*Exercise aim*. Would you transcribe the whole listing exactly, minus its pictures?

*Supplied material*.
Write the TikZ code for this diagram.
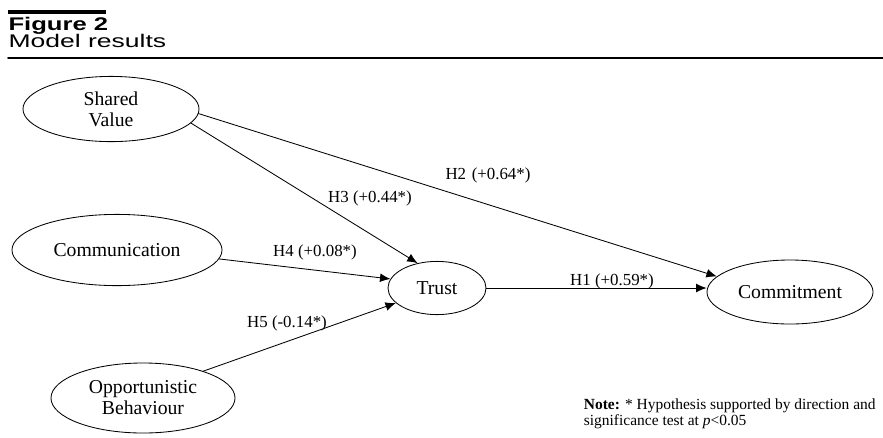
\documentclass[tikz,border=0pt]{standalone}
\usepackage{fontspec}
\setmainfont{Liberation Serif}
\newfontfamily\headfont{Liberation Sans}
\usetikzlibrary{arrows.meta,shapes.geometric}

\begin{document}
\begin{tikzpicture}[x=0.025cm,y=-0.025cm,line join=round,line cap=round,line width=0.6pt]
\tikzset{var/.style={draw,ellipse,inner sep=0pt,align=center,font=\fontsize{14}{15}\selectfont},
  path/.style={-{Latex[length=2.6mm,width=2.2mm]}},
  hyp/.style={inner sep=0pt,font=\fontsize{12}{13}\selectfont}}
\useasboundingbox (0,0) rectangle (883,437);
% heading
\fill (8,10) rectangle (106,13.5);
\node[anchor=north west,inner sep=0pt,xscale=1.4,font=\headfont\bfseries\fontsize{13}{14}\selectfont] (fig) at (8,17) {Figure 2};
\node[anchor=north west,inner sep=0pt,xscale=1.45,font=\headfont\fontsize{13}{14}\selectfont] (title) at (8,34) {Model results};
\draw[line width=1.1pt] (8,58) -- (883,58);
% constructs
\node[var,minimum width=4.4cm,minimum height=1.63cm] (sv) at (111,109) {Shared\\Value};
\node[var,minimum width=5.25cm,minimum height=1.78cm] (co) at (117,250) {Communication};
\node[var,minimum width=4.6cm,minimum height=1.75cm] (ob) at (143,398) {Opportunistic\\Behaviour};
\node[var,minimum width=2.45cm,minimum height=1.33cm] (tr) at (437,288) {Trust};
\node[var,minimum width=4.15cm,minimum height=1.6cm] (cm) at (790,292) {Commitment};
% paths
\draw[path] (sv.-3) -- (cm.168);
\draw[path] (sv.-10) -- (tr.128);
\draw[path] (co.-5) -- (tr.169);
\draw[path] (ob.24) -- (tr.200);
\draw[path] (tr.east) -- (tr.east -| cm.west);
\foreach \n/\x/\y/\t in {h1/612/281/{H1 (+0.59*)},h2/488/175/{H2\,\,(+0.64*)},h3/370/198/{H3 (+0.44*)},h4/315/252/{H4 (+0.08*)},h5/287/323/{H5 (-0.14*)}}
  \node[hyp] (\n) at (\x,\y) {\t};
\node[anchor=south east,inner sep=0pt,align=left,font=\fontsize{11}{9}\selectfont] (note) at (876,429)
  {\textbf{Note:} * Hypothesis supported by direction and\\significance test at \textit{p}<0.05};
\end{tikzpicture}
\end{document}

*Full solution*.
Write the TikZ code for this diagram.
\documentclass[tikz,border=0pt]{standalone}
\usepackage{fontspec}
\setmainfont{Liberation Serif}
\newfontfamily\headfont{Liberation Sans}
\usetikzlibrary{arrows.meta,shapes.geometric}

\begin{document}
\begin{tikzpicture}[x=0.025cm,y=-0.025cm,line join=round,line cap=round,line width=0.6pt]
\tikzset{var/.style={draw,ellipse,inner sep=0pt,align=center,font=\fontsize{14}{15}\selectfont},
  path/.style={-{Latex[length=2.6mm,width=2.2mm]}},
  hyp/.style={inner sep=0pt,font=\fontsize{12}{13}\selectfont}}
\useasboundingbox (0,0) rectangle (883,437);
% heading
\fill (8,10) rectangle (106,13.5);
\node[anchor=north west,inner sep=0pt,xscale=1.4,font=\headfont\bfseries\fontsize{13}{14}\selectfont] (fig) at (8,17) {Figure 2};
\node[anchor=north west,inner sep=0pt,xscale=1.45,font=\headfont\fontsize{13}{14}\selectfont] (title) at (8,34) {Model results};
\draw[line width=1.1pt] (8,58) -- (883,58);
% constructs
\node[var,minimum width=4.4cm,minimum height=1.63cm] (sv) at (111,109) {Shared\\Value};
\node[var,minimum width=5.25cm,minimum height=1.78cm] (co) at (117,250) {Communication};
\node[var,minimum width=4.6cm,minimum height=1.75cm] (ob) at (143,398) {Opportunistic\\Behaviour};
\node[var,minimum width=2.45cm,minimum height=1.33cm] (tr) at (437,288) {Trust};
\node[var,minimum width=4.15cm,minimum height=1.6cm] (cm) at (790,292) {Commitment};
% paths
\draw[path] (sv.-3) -- (cm.168);
\draw[path] (sv.-10) -- (tr.128);
\draw[path] (co.-5) -- (tr.169);
\draw[path] (ob.24) -- (tr.200);
\draw[path] (tr.east) -- (tr.east -| cm.west);
\foreach \n/\x/\y/\t in {h1/612/281/{H1 (+0.59*)},h2/488/175/{H2\,\,(+0.64*)},h3/370/198/{H3 (+0.44*)},h4/315/252/{H4 (+0.08*)},h5/287/323/{H5 (-0.14*)}}
  \node[hyp] (\n) at (\x,\y) {\t};
\node[anchor=south east,inner sep=0pt,align=left,font=\fontsize{11}{9}\selectfont] (note) at (876,429)
  {\textbf{Note:} * Hypothesis supported by direction and\\significance test at \textit{p}<0.05};
\end{tikzpicture}
\end{document}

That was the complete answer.